Alright guys, first time post here but I thought I will share this story and give myself a bit of space to rant. First of all, I'm not a native english speaker so please bear with me if there is anything hard to understand.
When I was in my last year of college (4 years ago) I was meeting this hot chick but I did have another girl at that time so there wasn't much going on apart from being buddies. But we got along really well and often joked about how cool it would be when we'd be together.
After I finished college, I didn't hold any contact with her for 3 years even though she texted me 1-2 times, but I never replied. Mid this year though, when my last relationship broke apart I was scrolling through my messages and saw hers. I thought "Hm okay I will message her". She did reply, like immediately, although I was never answering. After a bit of a chat and some moaning about our failed relationships during the 3 years we decided we should see each other.
She visited me, I fucked her, she told me the day after "She wants to keep it casual", I said "Thats fine". I did not text for 3 days she then send me a text "I'm constantly thinking about you." - we got together.
As I mentioned before we got along really well, she said she is so utterly happy with me and made pretty solid future plans (after a couple of weeks). She was very open with me and told me a lot of her problems and that she's had a hard time etc.

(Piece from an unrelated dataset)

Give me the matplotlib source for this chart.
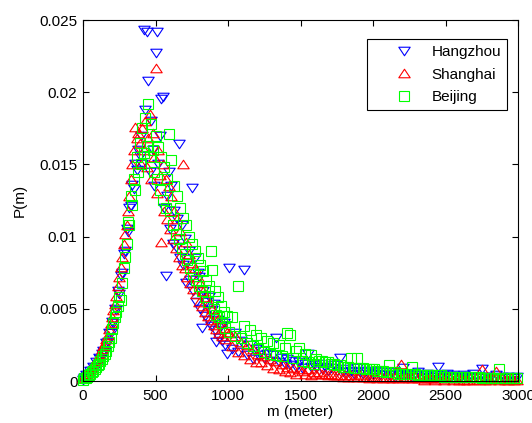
import numpy as np
import matplotlib.pyplot as plt
from matplotlib.path import Path

plt.rcParams['font.family'] = ['Liberation Sans', 'DejaVu Sans']

# distance bins (m): 10 m steps below 1000, 20 m steps above
m_near = [0, 10, 20, 30, 40, 50, 60, 70, 80, 90,
          100, 110, 120, 130, 140, 150, 160, 170, 180, 190,
          200, 210, 220, 230, 240, 250, 260, 270, 280, 290,
          300, 310, 320, 330, 340, 350, 360, 370, 380, 390,
          400, 410, 420, 430, 440, 450, 460, 470, 480, 490,
          500, 510, 520, 530, 540, 550, 560, 570, 580, 590,
          600, 610, 620, 630, 640, 650, 660, 670, 680, 690,
          700, 710, 720, 730, 740, 750, 760, 770, 780, 790,
          800, 810, 820, 830, 840, 850, 860, 870, 880, 890,
          900, 910, 920, 930, 940, 950, 960, 970, 980, 990]
m_far = [1010, 1030, 1050, 1070, 1090, 1110, 1130, 1150, 1170, 1190,
         1210, 1230, 1250, 1270, 1290, 1310, 1330, 1350, 1370, 1390,
         1410, 1430, 1450, 1470, 1490, 1510, 1530, 1550, 1570, 1590,
         1610, 1630, 1650, 1670, 1690, 1710, 1730, 1750, 1770, 1790,
         1810, 1830, 1850, 1870, 1890, 1910, 1930, 1950, 1970, 1990,
         2010, 2030, 2050, 2070, 2090, 2110, 2130, 2150, 2170, 2190,
         2210, 2230, 2250, 2270, 2290, 2310, 2330, 2350, 2370, 2390,
         2410, 2430, 2450, 2470, 2490, 2510, 2530, 2550, 2570, 2590,
         2610, 2630, 2650, 2670, 2690, 2710, 2730, 2750, 2770, 2790,
         2810, 2830, 2850, 2870, 2890, 2910, 2930, 2950, 2970, 2990]

# P(m) in units of 1e-4
hangzhou = [1, 2, 4, 3, 5, 7, 7, 10, 9, 13,
            12, 16, 15, 19, 21, 20, 26, 27, 33, 33,
            41, 40, 50, 49, 62, 60, 73, 75, 88, 90,
            105, 103, 120, 121, 136, 133, 150, 146, 160, 156,
            170, 150, 243, 188, 242, 208, 145, 180, 160, 135,
            227, 242, 150, 170, 195, 197, 120, 73, 128, 145,
            105, 135, 95, 118, 93, 112, 164, 85, 108, 80,
            98, 68, 82, 90, 70, 134, 62, 85, 55, 75,
            72, 50, 37, 62, 45, 55, 42, 58, 38, 49,
            53, 35, 27, 42, 30, 38, 28, 40, 25, 19,
            78, 22, 33, 20, 28, 77, 18, 25, 15, 22,
            18, 21, 16, 19, 14, 18, 30, 13, 16, 12,
            15, 11, 14, 10, 13, 9, 12, 19, 10, 11,
            9, 12, 8, 10, 7, 9, 11, 7, 16, 6,
            8, 6, 7, 5, 9, 6, 5, 7, 4, 6,
            5, 7, 4, 6, 5, 4, 6, 3, 5, 4,
            9, 4, 5, 3, 4, 6, 3, 4, 5, 3,
            4, 3, 10, 4, 3, 5, 3, 4, 2, 3,
            3, 4, 2, 3, 5, 3, 2, 8, 3, 2,
            3, 2, 4, 2, 3, 2, 3, 2, 2, 3]
shanghai = [2, 3, 4, 5, 7, 8, 10, 11, 13, 14,
            16, 17, 19, 22, 24, 26, 29, 32, 36, 40,
            44, 49, 53, 59, 66, 72, 79, 86, 95, 102,
            108, 118, 128, 140, 150, 160, 176, 168, 172, 165,
            150, 175, 160, 180, 148, 168, 185, 140, 172, 155,
            217, 130, 160, 143, 96, 150, 118, 140, 112, 135,
            105, 128, 98, 118, 92, 112, 86, 104, 80, 150,
            78, 96, 72, 88, 68, 82, 64, 78, 60, 72,
            55, 68, 52, 62, 48, 58, 45, 54, 42, 50,
            39, 47, 36, 43, 33, 40, 31, 37, 29, 34,
            33, 24, 31, 20, 27, 18, 25, 15, 22, 13,
            19, 13, 17, 11, 15, 9, 14, 8, 12, 7,
            10, 6, 9, 5, 8, 7, 5, 8, 4, 6,
            5, 6, 5, 5, 4, 5, 4, 4, 4, 3,
            4, 3, 4, 3, 3, 4, 3, 3, 2, 3,
            3, 2, 3, 2, 3, 2, 2, 3, 2, 12,
            2, 3, 2, 2, 3, 2, 2, 1, 2, 2,
            2, 1, 2, 2, 1, 2, 2, 1, 2, 1,
            2, 1, 1, 2, 1, 2, 1, 8, 1, 2,
            1, 2, 7, 1, 2, 1, 1, 2, 1, 1]
beijing = [1, 2, 2, 3, 4, 5, 6, 7, 8, 10,
           11, 12, 14, 15, 17, 19, 21, 24, 27, 30,
           36, 40, 44, 48, 52, 58, 56, 68, 78, 86,
           95, 110, 108, 128, 122, 140, 132, 155, 145, 165,
           150, 175, 158, 182, 163, 192, 155, 178, 160, 145,
           170, 140, 162, 132, 155, 125, 148, 120, 140, 171,
           118, 153, 108, 135, 102, 128, 98, 120, 92, 113,
           88, 108, 84, 100, 78, 95, 74, 90, 70, 85,
           66, 80, 62, 76, 58, 70, 55, 66, 90, 77,
           50, 62, 46, 58, 44, 52, 40, 48, 37, 45,
           34, 44, 31, 66, 30, 38, 26, 35, 24, 32,
           22, 30, 20, 28, 19, 26, 18, 25, 17, 23,
           33, 32, 16, 21, 23, 14, 19, 13, 18, 12,
           15, 14, 14, 13, 13, 12, 12, 11, 11, 10,
           10, 10, 16, 9, 16, 9, 9, 8, 8, 8,
           8, 7, 7, 7, 6, 11, 6, 6, 5, 5,
           5, 5, 5, 10, 5, 4, 4, 4, 4, 4,
           4, 4, 4, 4, 3, 3, 3, 3, 3, 3,
           3, 3, 3, 3, 3, 3, 3, 2, 2, 2,
           2, 2, 2, 8, 2, 2, 2, 2, 2, 2]

m = np.array(m_near + m_far)
series = [('Hangzhou', hangzhou, 'v', 'blue'),
          ('Shanghai', shanghai, '^', 'red'),
          ('Beijing', beijing, 's', 'lime')]

# MATLAB-like triangles are wider than tall
tri_down = Path([(-1, 0.75), (1, 0.75), (0, -0.75), (-1, 0.75)],
                [Path.MOVETO, Path.LINETO, Path.LINETO, Path.CLOSEPOLY])
tri_up = Path([(-1, -0.75), (1, -0.75), (0, 0.75), (-1, -0.75)],
              [Path.MOVETO, Path.LINETO, Path.LINETO, Path.CLOSEPOLY])
shapes = {'v': (tri_down, 8.2), '^': (tri_up, 8.2), 's': ('s', 7)}

fig = plt.figure(figsize=(5.32, 4.23), dpi=100)
ax = fig.add_axes([83 / 532, 42 / 423, 435 / 532, 361 / 423])

for name, vals, mk, col in series:
    p = np.array(vals) * 1e-4
    marker, ms = shapes[mk]
    ax.plot(m, p, linestyle='none', marker=marker, markersize=ms,
            markerfacecolor='none', markeredgecolor=col,
            markeredgewidth=0.8, label=name, clip_on=False)

ax.set_xlim(0, 3000)
ax.set_ylim(0, 0.025)
ax.set_xticks([0, 500, 1000, 1500, 2000, 2500, 3000])
ax.set_yticks([0, 0.005, 0.01, 0.015, 0.02, 0.025])
ax.set_yticklabels(['0', '0.005', '0.01', '0.015', '0.02', '0.025'])
ax.tick_params(direction='in', length=4, width=0.8, top=True, right=True,
               labelsize=11, colors='black')
ax.tick_params(axis='x', pad=6)
ax.tick_params(axis='y', pad=4)
for s in ax.spines.values():
    s.set_linewidth(0.8)

ax.set_xlabel('m (meter)', fontsize=11, labelpad=1)
ax.set_ylabel('P(m)', fontsize=11, labelpad=9)

leg = ax.legend(loc='upper right', bbox_to_anchor=(424 / 435, 342 / 361),
                borderaxespad=0, fontsize=11, handlelength=4,
                handletextpad=-0.2, labelspacing=0.55, borderpad=0.4,
                fancybox=False, framealpha=1, edgecolor='black')
leg.get_frame().set_linewidth(0.8)

fig.savefig('out.png', dpi=100)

Now comes the part of the story where it gets funny. After 2 months of being together I had some huge issue to deal with, but I tried to be content. This issue took away all my headspace so she eventually noticed something was wrong. She constantly kept asking me "if anything is wrong?", but I assured her "Its all good".

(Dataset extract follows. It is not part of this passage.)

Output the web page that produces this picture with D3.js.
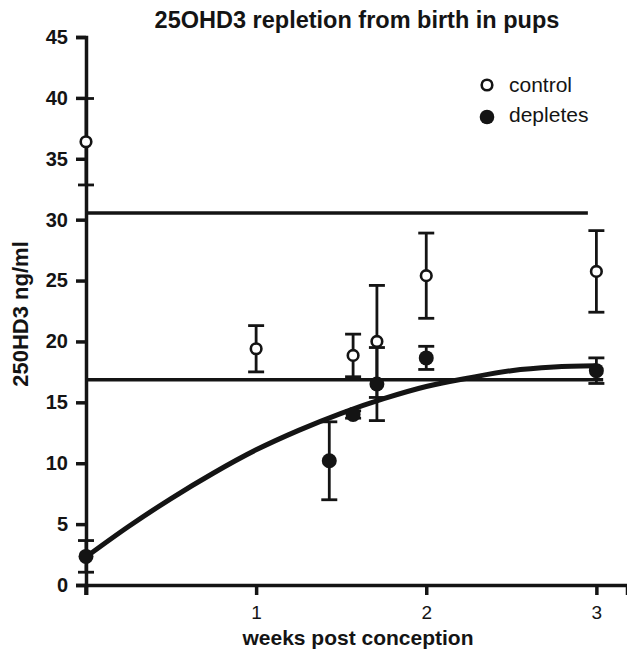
<!DOCTYPE html>
<html>
<head>
<meta charset="utf-8">
<script src="https://cdn.jsdelivr.net/npm/d3@7"></script>
<style>
    body { margin: 0; background: #fff; }
    svg { display: block; font-family: 'Liberation Sans', Arial, sans-serif; }
</style>
</head>
<body>
<svg id="chart" width="627" height="650"></svg>
<script>
// weeks post conception (days / 7)
var controlWeeks = [0, 1, 1.57, 1.71, 2, 3]
var controlMean = [36.4, 19.4, 18.85, 20.0, 25.4, 25.75]
var controlErr = [3.55, 1.9, 1.75, 4.6, 3.5, 3.35]

var depletesWeeks = [0, 1.43, 1.57, 1.71, 2, 3]
var depletesMean = [2.35, 10.2, 14.0, 16.5, 18.65, 17.6]
var depletesErr = [1.3, 3.2, 0.3, 3.0, 0.95, 1.05]

// fitted curve
var fitWeeks = [0, 0.25, 0.5, 0.75, 1, 1.25, 1.5, 1.75, 2, 2.25, 2.5, 2.75, 3]
var fitValues = [2.3, 4.8, 7.1, 9.2, 11.1, 12.7, 14.1, 15.3, 16.3, 17.0, 17.6, 17.9, 18.0]

// horizontal reference lines
var refLevels = [30.55, 16.85]
var refEnds = [2.95, 3.04]

var yTicks = [0, 5, 10, 15, 20, 25, 30, 35, 40, 45]
var xTicks = [0, 1, 2, 3]
var xTickLabels = ['', '1', '2', '3']

var ink = '#141414'

var svg = d3.select('#chart')

var x = d3.scaleLinear().domain([0, 3.18]).range([86, 627])
var y = d3.scaleLinear().domain([0, 45]).range([585, 37])

// axes
var xAxis = svg.append('g')
    .attr('transform', 'translate(0,' + y(0) + ')')
    .call(d3.axisBottom(x).tickValues(xTicks).tickSizeOuter(0).tickSize(10)
        .tickFormat(function(d, i) { return xTickLabels[i] }))
xAxis.select('.domain').attr('stroke', ink).attr('stroke-width', 3.5)
xAxis.selectAll('.tick line').attr('stroke', ink).attr('stroke-width', 3.5)
xAxis.selectAll('.tick text')
    .attr('y', 21)
    .style('font-size', '19px')
    .style('font-family', "'Liberation Sans', Arial, sans-serif")
    .attr('fill', ink)

var yAxis = svg.append('g')
    .attr('transform', 'translate(' + x(0) + ',0)')
    .call(d3.axisLeft(y).tickValues(yTicks).tickSizeOuter(0).tickSize(10))
yAxis.select('.domain').attr('stroke', ink).attr('stroke-width', 3.5)
yAxis.selectAll('.tick line').attr('stroke', ink).attr('stroke-width', 3.5)
yAxis.selectAll('.tick text')
    .attr('x', -18)
    .style('font-size', '20px')
    .style('font-weight', 'bold')
    .style('font-family', "'Liberation Sans', Arial, sans-serif")
    .attr('fill', ink)
// y axis runs on below zero like the x tick at 0
yAxis.append('line')
    .attr('x1', 0).attr('x2', 0)
    .attr('y1', y(0)).attr('y2', y(0) + 10)
    .attr('stroke', ink).attr('stroke-width', 3.5)

// reference lines
svg.append('g').selectAll('line')
    .data(refLevels)
    .enter()
    .append('line')
    .attr('x1', x(0))
    .attr('x2', function(d, i) { return x(refEnds[i]) })
    .attr('y1', function(d) { return y(d) })
    .attr('y2', function(d) { return y(d) })
    .attr('stroke', ink)
    .attr('stroke-width', 3.5)

// fit curve
var fit = fitWeeks.map(function(w, i) { return [w, fitValues[i]] })
svg.append('path')
    .datum(fit)
    .attr('fill', 'none')
    .attr('stroke', ink)
    .attr('stroke-width', 5)
    .attr('d', d3.line()
        .x(function(d) { return x(d[0]) })
        .y(function(d) { return y(d[1]) })
        .curve(d3.curveMonotoneX))

function drawSeries(weeks, mean, err) {
    var pts = weeks.map(function(w, i) { return { w: w, m: mean[i], e: err[i] } })
    var g = svg.append('g')
    var bars = g.selectAll('g.bar')
        .data(pts)
        .enter()
        .append('g')
        .attr('class', 'bar')
    bars.append('line')
        .attr('x1', function(d) { return x(d.w) })
        .attr('x2', function(d) { return x(d.w) })
        .attr('y1', function(d) { return y(d.m - d.e) })
        .attr('y2', function(d) { return y(d.m + d.e) })
    bars.append('line')
        .attr('x1', function(d) { return x(d.w) - 8 })
        .attr('x2', function(d) { return x(d.w) + 8 })
        .attr('y1', function(d) { return y(d.m + d.e) })
        .attr('y2', function(d) { return y(d.m + d.e) })
    bars.append('line')
        .attr('x1', function(d) { return x(d.w) - 8 })
        .attr('x2', function(d) { return x(d.w) + 8 })
        .attr('y1', function(d) { return y(d.m - d.e) })
        .attr('y2', function(d) { return y(d.m - d.e) })
    bars.selectAll('line')
        .attr('stroke', ink)
        .attr('stroke-width', 2.8)
    return g
}

var controlG = drawSeries(controlWeeks, controlMean, controlErr)
var depletesG = drawSeries(depletesWeeks, depletesMean, depletesErr)

depletesG.selectAll('circle')
    .data(depletesWeeks)
    .enter()
    .append('circle')
    .attr('cx', function(d) { return x(d) })
    .attr('cy', function(d, i) { return y(depletesMean[i]) })
    .attr('r', 7.5)
    .attr('fill', ink)

controlG.selectAll('circle')
    .data(controlWeeks)
    .enter()
    .append('circle')
    .attr('cx', function(d) { return x(d) })
    .attr('cy', function(d, i) { return y(controlMean[i]) })
    .attr('r', 5.3)
    .attr('fill', '#fff')
    .attr('stroke', ink)
    .attr('stroke-width', 2.6)

// legend
var legend = svg.append('g')
legend.append('circle')
    .attr('cx', 487).attr('cy', 85).attr('r', 5.3)
    .attr('fill', '#fff').attr('stroke', ink).attr('stroke-width', 2.6)
legend.append('text')
    .attr('x', 509).attr('y', 92)
    .style('font-size', '21px')
    .attr('fill', ink)
    .text('control')
legend.append('circle')
    .attr('cx', 487).attr('cy', 117).attr('r', 7.3)
    .attr('fill', ink)
legend.append('text')
    .attr('x', 509).attr('y', 122)
    .style('font-size', '21px')
    .attr('fill', ink)
    .text('depletes')

// titles
svg.append('text')
    .attr('x', 357).attr('y', 28)
    .attr('text-anchor', 'middle')
    .style('font-size', '23.5px')
    .style('font-weight', 'bold')
    .attr('fill', ink)
    .text('25OHD3 repletion from birth in pups')

svg.append('text')
    .attr('x', 358).attr('y', 645)
    .attr('text-anchor', 'middle')
    .style('font-size', '21px')
    .style('font-weight', 'bold')
    .attr('fill', ink)
    .text('weeks post conception')

svg.append('text')
    .attr('transform', 'translate(28,314) rotate(-90)')
    .attr('text-anchor', 'middle')
    .style('font-size', '22px')
    .style('font-weight', 'bold')
    .attr('fill', ink)
    .text('250HD3 ng/ml')
</script>
</body>
</html>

I was thinking "This girl has a lot of issues too, so maybe she would understand when I tell her I'm a bit down as for x reason". Also I was at a point where I couldn't hide stuff anymore, so I just did tell her about my problems.

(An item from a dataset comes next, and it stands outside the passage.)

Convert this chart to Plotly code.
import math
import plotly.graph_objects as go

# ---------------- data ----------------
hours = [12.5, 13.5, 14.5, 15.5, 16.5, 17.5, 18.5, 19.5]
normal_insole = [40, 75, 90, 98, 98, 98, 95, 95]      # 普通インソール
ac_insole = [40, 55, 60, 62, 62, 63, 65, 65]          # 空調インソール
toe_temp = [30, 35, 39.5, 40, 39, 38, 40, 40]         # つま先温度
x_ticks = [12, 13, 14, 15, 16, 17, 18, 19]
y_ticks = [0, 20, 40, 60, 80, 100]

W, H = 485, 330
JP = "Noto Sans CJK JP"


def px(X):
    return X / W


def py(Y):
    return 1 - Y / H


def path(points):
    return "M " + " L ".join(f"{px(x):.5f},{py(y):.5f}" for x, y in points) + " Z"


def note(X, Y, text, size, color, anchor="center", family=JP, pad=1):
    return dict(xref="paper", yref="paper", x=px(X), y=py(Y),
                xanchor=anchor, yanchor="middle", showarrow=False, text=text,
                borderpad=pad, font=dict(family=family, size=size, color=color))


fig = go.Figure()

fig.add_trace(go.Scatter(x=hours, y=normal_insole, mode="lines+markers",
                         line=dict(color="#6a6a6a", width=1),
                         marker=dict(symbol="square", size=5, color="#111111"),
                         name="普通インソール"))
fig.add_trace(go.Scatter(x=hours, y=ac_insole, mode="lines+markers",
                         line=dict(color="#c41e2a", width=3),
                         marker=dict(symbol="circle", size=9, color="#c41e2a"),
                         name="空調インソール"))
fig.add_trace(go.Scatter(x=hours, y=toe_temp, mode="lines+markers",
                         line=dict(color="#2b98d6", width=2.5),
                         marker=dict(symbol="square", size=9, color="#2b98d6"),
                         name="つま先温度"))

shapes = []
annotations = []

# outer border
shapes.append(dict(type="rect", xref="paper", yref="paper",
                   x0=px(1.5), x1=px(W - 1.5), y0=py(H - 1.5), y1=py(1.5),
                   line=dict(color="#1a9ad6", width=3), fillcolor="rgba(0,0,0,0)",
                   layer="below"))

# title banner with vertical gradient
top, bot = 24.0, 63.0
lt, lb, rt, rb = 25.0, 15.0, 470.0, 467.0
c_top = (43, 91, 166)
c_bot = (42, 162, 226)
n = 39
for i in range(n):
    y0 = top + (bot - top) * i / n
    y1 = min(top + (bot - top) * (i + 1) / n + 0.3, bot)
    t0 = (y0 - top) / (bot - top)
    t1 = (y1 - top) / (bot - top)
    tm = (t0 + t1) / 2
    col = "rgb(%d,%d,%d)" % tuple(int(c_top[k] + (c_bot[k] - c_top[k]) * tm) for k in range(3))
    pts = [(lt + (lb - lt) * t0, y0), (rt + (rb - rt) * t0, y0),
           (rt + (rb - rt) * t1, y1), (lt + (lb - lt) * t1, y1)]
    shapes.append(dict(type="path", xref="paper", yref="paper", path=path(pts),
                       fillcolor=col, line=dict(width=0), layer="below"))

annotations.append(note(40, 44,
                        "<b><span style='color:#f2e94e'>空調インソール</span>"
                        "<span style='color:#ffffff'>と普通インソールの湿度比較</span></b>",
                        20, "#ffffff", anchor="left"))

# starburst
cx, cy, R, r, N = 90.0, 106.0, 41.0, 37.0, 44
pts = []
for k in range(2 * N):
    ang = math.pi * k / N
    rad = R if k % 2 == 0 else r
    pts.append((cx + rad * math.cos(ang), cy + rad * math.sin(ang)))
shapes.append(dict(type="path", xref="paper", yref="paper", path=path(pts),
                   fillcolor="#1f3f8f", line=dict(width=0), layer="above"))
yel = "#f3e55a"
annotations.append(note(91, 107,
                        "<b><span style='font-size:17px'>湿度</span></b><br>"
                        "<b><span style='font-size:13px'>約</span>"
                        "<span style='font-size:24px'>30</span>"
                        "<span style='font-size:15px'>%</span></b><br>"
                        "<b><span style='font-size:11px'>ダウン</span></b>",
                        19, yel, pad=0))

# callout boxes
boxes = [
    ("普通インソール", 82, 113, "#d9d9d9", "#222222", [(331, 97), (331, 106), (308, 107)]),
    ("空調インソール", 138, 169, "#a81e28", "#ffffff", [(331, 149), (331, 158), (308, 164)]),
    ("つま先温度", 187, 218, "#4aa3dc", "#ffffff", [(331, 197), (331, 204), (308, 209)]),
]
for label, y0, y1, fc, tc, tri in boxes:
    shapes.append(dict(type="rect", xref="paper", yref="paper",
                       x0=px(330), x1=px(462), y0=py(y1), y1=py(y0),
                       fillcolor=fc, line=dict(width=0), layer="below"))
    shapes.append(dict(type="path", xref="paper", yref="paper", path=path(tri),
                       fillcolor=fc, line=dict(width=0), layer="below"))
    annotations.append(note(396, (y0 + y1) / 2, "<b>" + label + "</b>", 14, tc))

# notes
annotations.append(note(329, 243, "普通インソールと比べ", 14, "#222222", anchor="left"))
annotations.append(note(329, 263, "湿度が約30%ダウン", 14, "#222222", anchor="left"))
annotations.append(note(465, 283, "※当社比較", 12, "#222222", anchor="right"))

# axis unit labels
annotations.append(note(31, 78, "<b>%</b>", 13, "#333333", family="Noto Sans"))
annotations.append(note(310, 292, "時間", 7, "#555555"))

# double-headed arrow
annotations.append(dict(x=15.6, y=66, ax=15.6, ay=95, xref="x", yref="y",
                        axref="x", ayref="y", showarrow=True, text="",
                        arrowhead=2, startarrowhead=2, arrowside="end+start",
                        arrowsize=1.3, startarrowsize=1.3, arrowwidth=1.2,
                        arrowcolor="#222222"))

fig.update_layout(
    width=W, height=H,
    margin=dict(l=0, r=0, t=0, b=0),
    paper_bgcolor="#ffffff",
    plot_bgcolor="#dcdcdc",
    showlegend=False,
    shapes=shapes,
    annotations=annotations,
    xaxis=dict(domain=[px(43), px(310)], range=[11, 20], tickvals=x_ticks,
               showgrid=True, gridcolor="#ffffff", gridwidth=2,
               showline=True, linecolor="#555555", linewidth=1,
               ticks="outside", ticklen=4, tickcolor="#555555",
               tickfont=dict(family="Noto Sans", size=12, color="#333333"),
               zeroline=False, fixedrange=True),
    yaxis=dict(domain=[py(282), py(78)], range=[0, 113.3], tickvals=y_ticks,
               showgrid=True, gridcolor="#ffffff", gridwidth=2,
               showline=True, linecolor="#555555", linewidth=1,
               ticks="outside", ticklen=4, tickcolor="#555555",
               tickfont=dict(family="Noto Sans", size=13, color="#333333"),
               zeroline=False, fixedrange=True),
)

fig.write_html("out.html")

From that point things were going downhill. She cancelled any plans for the weekend after, and another week passed before she told me "She's not sure if she's happy with us".
There it is guys, I once admitted that life is hurting me and it made me lose all respect in her eyes. All attraction gone from this point onwards. Fuck, I can't believe my own eyes what happened to me. All words in this sub became apparent.
I did not really try to convince her about how well we fit together, I just said "Fine", deleted her everywhere, opened my laptop and type this. The good thing: I'm learning, but please for fucks sake never even think a second about that your girl is "There for you" and will "Understand your problems".
Edit: Wow, this post got a bunch of attention. I just want to add a few things to shed a bit more light.
1) The issue I have is probably not the biggest deal on earth but I can let you know it involved a small surgery (nothing life threatening though)
2) I did not tell my problem only once to her but repeated 2-3 times that I am stuck on thinking about it and that I had some anxiety because of that.
Thanks for all your replies and your sympathy whether good or bad.